Drgona’s presentation featured the use of AI, specifically scientific machine learning, or SciML, in HVAC control systems, which offers significant benefits over current control methods. SciML modeling and design control is roughly 10 times faster than traditional model-based approaches, it’s coding can be reused to templatize systems, and it can be applied to a broader set of systems, such as buildings, power systems, or data centers.
Additionally, Drgona and Dvorkin are working to expand on recent HVAC cost prediction results in collaboration with the University of Mons to better understand data center energy implications.
During a day of discussions and networking, Dvorkin, Klemun, and Drgona’s research underscored Johns Hopkins’ leadership at the intersection of engineering, AI, data science, and policy.

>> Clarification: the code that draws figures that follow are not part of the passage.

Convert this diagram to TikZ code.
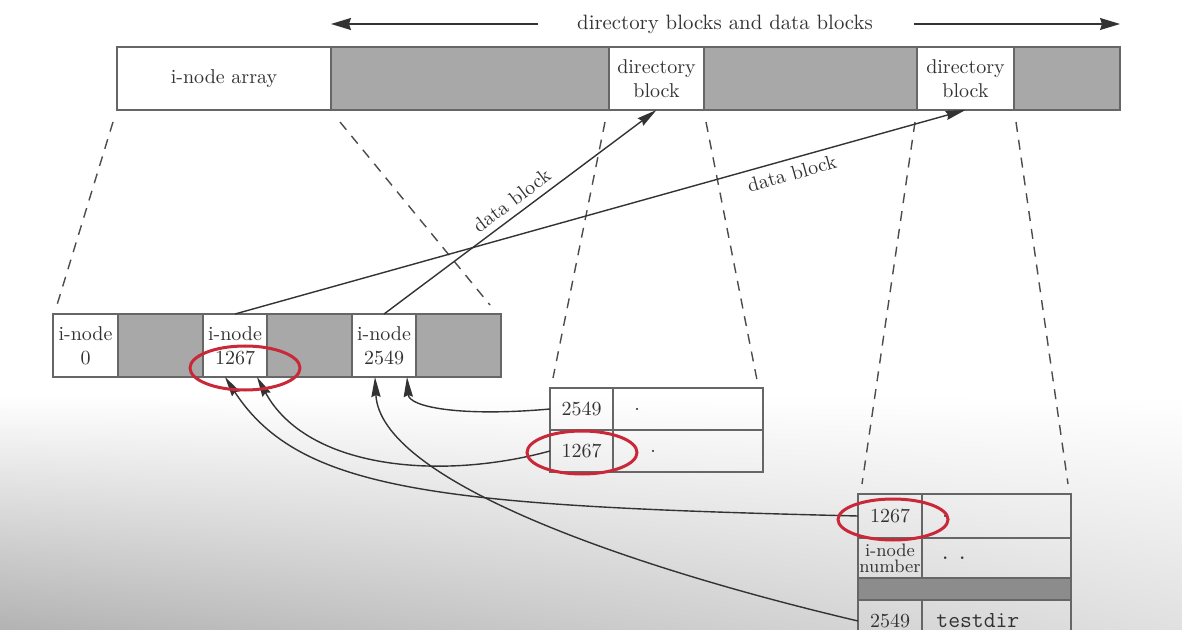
\documentclass[tikz,border=0pt]{standalone}
\usetikzlibrary{positioning,arrows.meta,calc,shadings}
\definecolor{ring}{RGB}{200,40,55}
\tikzset{
  blk/.style={draw=black!60, line width=0.8pt, minimum height=31.5pt, inner sep=0pt, outer sep=0pt, align=center, text=black!80},
  used/.style={blk, fill=black!34},
  cell/.style={blk, minimum height=21pt},
  txt/.style={inner sep=0pt, anchor=west, text=black!80},
  fold/.style={draw=black!70, line width=0.7pt, dash pattern=on 5pt off 4pt},
  ptr/.style={draw=black!80, line width=0.7pt, -{Stealth[length=10pt,width=4.6pt,inset=1pt]}},
  span/.style={draw=black!80, line width=0.7pt, -{Stealth[length=10pt,width=6pt,inset=1pt]}},
  hilite/.style={draw=ring, line width=1.5pt}
}
\begin{document}
\begin{tikzpicture}[x=0.5pt,y=-0.5pt,node distance=0pt]
  \useasboundingbox (0,0) rectangle (1182,630);
  \clip (0,0) rectangle (1182,630);
  % background of the screenshot
  \fill[white] (0,0) rectangle (1182,630);
  \shade[upper left=white, upper right=white, lower left=black!30, lower right=black!12] (0,395) rectangle (1182,630);

  % disk blocks
  \node[blk, minimum width=107pt, anchor=west] (iarr) at (117,78.5) {i-node array};
  \node[used, minimum width=139pt, right=of iarr] (dat1) {};
  \node[blk, minimum width=47.5pt, right=of dat1] (dir1) {directory\\block};
  \node[used, minimum width=106.5pt, right=of dir1] (dat2) {};
  \node[blk, minimum width=48.5pt, right=of dat2] (dir2) {directory\\block};
  \node[used, minimum width=53pt, right=of dir2] (dat3) {};
  \node[text=black!80, font=\fontsize{10.4}{12}\selectfont] (hdr) at (725,24) {directory blocks and data blocks};
  \draw[span] ([xshift=-16pt]hdr.west) -- (hdr.west -| iarr.east);
  \draw[span] ([xshift=17pt]hdr.east) -- (hdr.east -| dat3.east);

  % i-node array
  \node[blk, minimum width=32.5pt, anchor=west] (ino0) at (53,345.5) {i-node\\0};
  \node[used, minimum width=42.5pt, right=of ino0] (ig1) {};
  \node[blk, minimum width=32pt, right=of ig1] (ino1267) {i-node\\1267};
  \node[used, minimum width=42.5pt, right=of ino1267] (ig2) {};
  \node[blk, minimum width=32pt, right=of ig2] (ino2549) {i-node\\2549};
  \node[used, minimum width=42.5pt, right=of ino2549] (ig3) {};

  % first directory block
  \node[cell, minimum width=31.5pt, anchor=north west] (t1a) at (550,388) {2549};
  \node[cell, minimum width=75pt, right=of t1a] (t1an) {};
  \node[cell, minimum width=31.5pt, below=of t1a] (t1b) {1267};
  \node[cell, minimum width=75pt, right=of t1b] (t1bn) {};
  \node[txt, right=10.5pt of t1a.east] (t1adot) {.};
  \node[txt, right=18.5pt of t1b.east] (t1bdot) {.};

  % second directory block
  \node[cell, minimum width=32pt, minimum height=22pt, anchor=north west] (t2a) at (858,494) {1267};
  \node[cell, minimum width=74.5pt, minimum height=22pt, right=of t2a] (t2an) {};
  \node[cell, minimum width=32pt, minimum height=20pt, below=of t2a, font=\fontsize{9}{8}\selectfont] (t2b) {i-node\\number};
  \node[cell, minimum width=74.5pt, minimum height=20pt, right=of t2b] (t2bn) {};
  \node[cell, fill=black!45, minimum width=106.5pt, minimum height=11pt, below=of t2b.south west, anchor=north west] (t2c) {};
  \node[cell, minimum width=32pt, below=of t2c.south west, anchor=north west] (t2d) {2549};
  \node[cell, minimum width=74.5pt, right=of t2d] (t2dn) {};
  \node[txt, right=10pt of t2a.east] (t2adot) {.};
  \node[txt, right=8.5pt of t2b.east, font=\fontsize{11.5}{13}\selectfont\ttfamily] (t2bdot) {.\hspace{2.5pt}.};
  \node[txt, right=7pt of t2d.east, font=\fontsize{11.5}{13}\selectfont\ttfamily] (t2dname) {testdir};

  % expansion lines
  \draw[fold] ([shift={(-4,12)}]iarr.south west) -- ([shift={(4,-9)}]ino0.north west);
  \draw[fold] ([shift={(9,12)}]dat1.south west) -- ([shift={(-11,-9)}]ig3.north east);
  \draw[fold] ([shift={(-4,12)}]dir1.south west) -- ([shift={(3,-10)}]t1a.north west);
  \draw[fold] ([shift={(2,12)}]dir1.south east) -- ([shift={(-6,-8)}]t1an.north east);
  \draw[fold] ([shift={(-2,12)}]dir2.south west) -- ([shift={(4,-10)}]t2a.north west);
  \draw[fold] ([shift={(2,12)}]dir2.south east) -- ([shift={(-3,-10)}]t2an.north east);

  % data block pointers
  \draw[ptr] (ino2549.north) -- node[sloped, above, text=black!80] (lbl1) {data block} (dir1.south);
  \draw[ptr] (ino1267.north) -- node[sloped, below, pos=0.757, text=black!80] (lbl2) {data block} (dir2.south);

  % directory entries back to i-nodes
  \draw[ptr] (t1a.west) .. controls +(-90,8) and +(2,30) .. ([xshift=-4.5pt]ino2549.south east);
  \draw[ptr] (t1b.west) .. controls +(-110,30) and +(50,92) .. ([xshift=-5pt]ino1267.south east);
  \draw[ptr] (t2a.west) .. controls +(-418,-10) and +(75,115) .. ([xshift=11pt]ino1267.south west);
  \draw[ptr] (t2d.west) .. controls +(-238,-56) and +(5,102) .. ([xshift=11.5pt]ino2549.south west);

  % red rings
  \draw[hilite] ([shift={(10,22.5)}]ino1267.center) ellipse [x radius=27.5pt, y radius=11pt];
  \draw[hilite] ([shift={(0.5,1.5)}]t1b.center) ellipse [x radius=27.5pt, y radius=10.75pt];
  \draw[hilite] ([shift={(3,3.5)}]t2a.center) ellipse [x radius=27.5pt, y radius=10.25pt];
\end{tikzpicture}
\end{document}
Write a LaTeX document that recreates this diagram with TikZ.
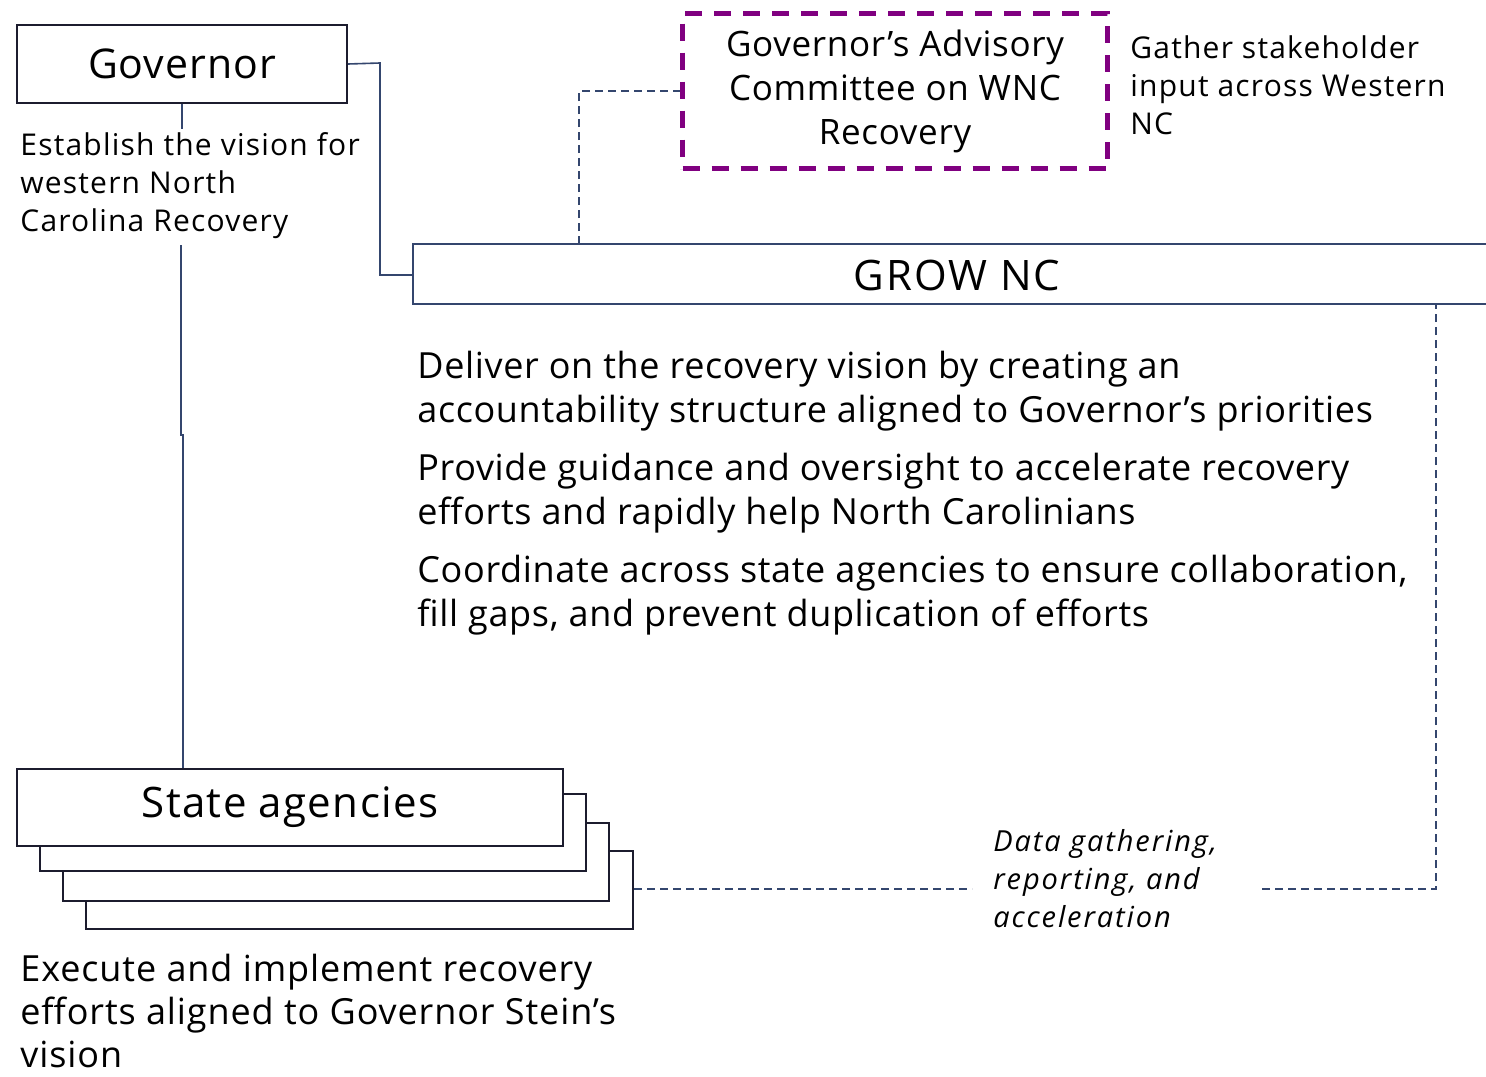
\documentclass[tikz,border=0pt]{standalone}
\usepackage{fontspec}
\setmainfont{Open Sans}
\newcommand{\fnt}[3]{\addfontfeatures{LetterSpace=#3}\fontsize{#1}{#2}\selectfont}
\begin{document}
\begin{tikzpicture}[x=0.5pt,y=-0.5pt,
  box/.style={draw=boxc, line width=1pt, fill=white, inner sep=0pt},
  conn/.style={draw=navy, line width=0.8pt},
  dconn/.style={draw=navy, line width=0.8pt, dash pattern=on 4pt off 2.5pt},
  txt/.style={inner sep=0pt, align=left, text=black},
  small/.style={txt, font=\fnt{15}{19}{4}},
  body/.style={txt, font=\fnt{18}{22}{1.8}},
]
\definecolor{navy}{HTML}{34466E}
\definecolor{boxc}{HTML}{1C1C2E}
\definecolor{purp}{HTML}{800080}
\useasboundingbox[fill=white] (0,0) rectangle (1486,1076);

% Governor
\node[box, minimum width=165pt, minimum height=39pt, anchor=north west,
  font=\fnt{20.5}{25}{2.5}] (gov) at (16,24) {Governor};
\node[small, anchor=north west] (govtxt) at (20,132)
  {Establish the vision for\\western North\\Carolina Recovery};

% GROW NC
\draw[conn, line width=1pt] (1490,244) -- (413,244) -- (413,304) -- (1490,304);
\node[inner sep=0pt, font=\fnt{21}{24}{4.5}] (grow) at (957,275) {GROW NC};
\coordinate (growL) at (413,275);

% Advisory committee
\node[draw=purp, line width=2.5pt, dash pattern=on 8.5pt off 6pt, anchor=north west,
  minimum width=212.5pt, minimum height=77.5pt, inner sep=0pt, align=center,
  font=\fnt{17.5}{22}{2}] (adv) at (680,11)
  {Governor’s Advisory\\Committee on WNC\\Recovery};
\node[small, anchor=north west] (advtxt) at (1130,35)
  {Gather stakeholder\\input across Western\\NC};

% body text
\node[body, anchor=north west] (b1) at (417,351)
  {Deliver on the recovery vision by creating an\\accountability structure aligned to Governor’s priorities};
\node[body, anchor=north west] (b2) at (417,453)
  {Provide guidance and oversight to accelerate recovery\\efforts and rapidly help North Carolinians};
\node[body, anchor=north west] (b3) at (417,555)
  {Coordinate across state agencies to ensure collaboration,\\fill gaps, and prevent duplication of efforts};

% State agencies stack
\node[box, minimum width=273.5pt, minimum height=39pt, anchor=north west] (sa4) at (85,850) {};
\node[box, minimum width=273pt, minimum height=39pt, anchor=north west] (sa3) at (62,822) {};
\node[box, minimum width=273pt, minimum height=38.5pt, anchor=north west] (sa2) at (39,793) {};
\node[box, minimum width=273pt, minimum height=38.5pt, anchor=north west,
  font=\fnt{21}{25}{3.2}] (sa) at (16,768) {State agencies};
\node[txt, anchor=north west, font=\fnt{18}{21.5}{2.5}] (satxt) at (20,954)
  {Execute and implement recovery\\efforts aligned to Governor Stein’s\\vision};

% data label
\node[txt, anchor=north west, font=\itshape\fnt{14.5}{19}{6.5}] (data) at (993,829)
  {Data gathering,\\reporting, and\\acceleration};

% connectors
\draw[conn] (gov.east) -- (380,63) |- (growL);
\draw[conn] (gov.south) -- ++(0,25);
\draw[conn] (181,245) -- (181,435) -- (183,435) -- (sa.north -| 183,0);
\draw[dconn] (579,244) |- (adv.west);
\coordinate (d1) at (972,889);
\coordinate (d2) at (1262,889);
\draw[dconn] (sa4.east |- d1) -- (d1);
\draw[dconn] (d2) -- (1436,889) -- (1436,305);
\end{tikzpicture}
\end{document}
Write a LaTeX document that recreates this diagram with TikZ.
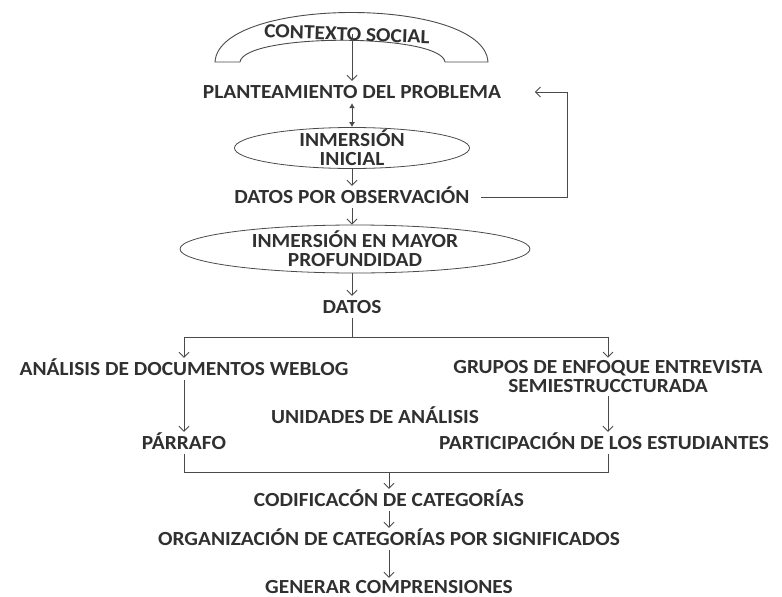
\documentclass[tikz,border=0pt]{standalone}
\usepackage{fontspec}
\setmainfont{Carlito}[FakeStretch=1.07]
\usetikzlibrary{calc,shapes.geometric,arrows.meta}

\definecolor{linegray}{HTML}{4A4A4A}
\definecolor{inkgray}{HTML}{303030}

\tikzset{
  lbl/.style={inner sep=4.5pt, text height=13pt, text depth=0pt, text=inkgray,
    font=\fontsize{20}{19}\selectfont\bfseries},
  lbltwo/.style={inner sep=3pt, align=center, text=inkgray,
    font=\fontsize{20}{19}\selectfont\bfseries},
  oval/.style={ellipse, draw=linegray, line width=0.8pt, inner xsep=0pt,
    inner ysep=-5pt, align=center, text=inkgray,
    font=\fontsize{20}{19}\selectfont\bfseries},
  conn/.style={draw=linegray, line width=0.9pt},
  arr/.style={conn, -{Straight Barb[length=5pt,width=10pt]}},
  dbl/.style={conn, {Latex[length=5pt,width=6pt]}-{Latex[length=5pt,width=6pt]}},
}

\begin{document}
\begin{tikzpicture}[x=1pt, y=-1pt]
  \useasboundingbox (0,0) rectangle (782,597);

  % Arch
  \draw[conn] (215,62) .. controls (219,-4) and (484,-4) .. (488,62)
    -- (445,62) .. controls (441,33) and (244,33) .. (240,62) -- cycle;
  \node[lbl, rotate=-2] (ctx) at (347,34) {CONTEXTO SOCIAL};

  % Main column
  \node[lbl] (plan) at (352,92) {PLANTEAMIENTO DEL PROBLEMA};
  \node[oval, minimum width=235, minimum height=41] (ini) at (352,148) {INMERSIÓN\\INICIAL};
  \node[lbl] (obs) at (352,197) {DATOS POR OBSERVACIÓN};
  \node[oval, minimum width=350, minimum height=48] (prof) at (355,249) {INMERSIÓN EN MAYOR\\PROFUNDIDAD};
  \node[lbl] (datos) at (352,307) {DATOS};

  % Branches
  \node[lbl] (ana) at (184,369) {ANÁLISIS DE DOCUMENTOS WEBLOG};
  \node[lbltwo] (gru) at (608,377) {GRUPOS DE ENFOQUE ENTREVISTA\\SEMIESTRUCCTURADA};
  \node[lbl] (unid) at (375,417) {UNIDADES DE ANÁLISIS};
  \node[lbl] (par) at (184,443) {PÁRRAFO};
  \node[lbl] (part) at (604,443) {PARTICIPACIÓN DE LOS ESTUDIANTES};

  % Lower column
  \node[lbl] (cod) at (389,500) {CODIFICACÓN DE CATEGORÍAS};
  \node[lbl] (org) at (389,539) {ORGANIZACIÓN DE CATEGORÍAS POR SIGNIFICADOS};
  \node[lbl] (gen) at (389,587) {GENERAR COMPRENSIONES};

  % Fork, join and loop
  \coordinate (fork) at (352,337);
  \coordinate (join) at (389,472);
  \coordinate (loop) at (567,197);

  % Connectors
  \draw[arr] (ctx.center -| plan.north) -- (plan.north);
  \draw[dbl] (plan.south) -- (ini.north);
  \draw[arr] (ini.south) -- (obs.north);
  \draw[arr] (obs.south) -- (obs.south |- prof.north);
  \draw[arr] (prof.south -| datos) -- (datos.north);
  \draw[conn] (datos.south) -- (fork);
  \draw[arr] (fork) -| (ana.north);
  \draw[arr] (fork) -| (gru.north);
  \draw[arr] (ana.south) -- (par.north);
  \draw[arr] (gru.south) -- (gru.south |- part.north);
  \draw[conn] (par.south) |- (join);
  \draw[conn] (part.south -| gru.south) |- (join);
  \draw[arr] (join) -- (cod.north);
  \draw[arr] (cod.south) -- (org.north);
  \draw[arr, shorten >=-2pt] (org.south) -- (gen.north);

  % Feedback
  \draw[arr, shorten <=7pt, shorten >=29pt] (obs.east) -- (loop) |- (plan.east);

\end{tikzpicture}
\end{document}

Bolstered by the university’s strategic investments in AI and data science, their collective work is helping to create a foundation for both sustainable energy systems and global energy policies.
Michel Wallemacq, senior economic advisor at the Embassy of Belgium, said that “There’s a strong need for science and diplomacy collaborations, and this event is only the beginning of opportunities to learn from Johns Hopkins.”
CaSE’s curriculum is specifically designed to prepare students to solve civil engineering’s grand societal challenges—complex, large-scale issues that require interdisciplinary approaches, like building future energy infrastructure systems. Research performed by Dvorkin, Klemun, Drgona, and other faculty reinforces the curriculum with real-world problems and advanced approaches for energy systems engineering.
“Our shared research doesn’t stop at the edge of campus or country borders,” said Dvorkin. “Education and research have a central place in shaping sustainable energy policies worldwide. With international partners, we can expand resource availability, deploy AI to improve efficiency from buildings to power grids, and foster solutions to benefit communities everywhere.”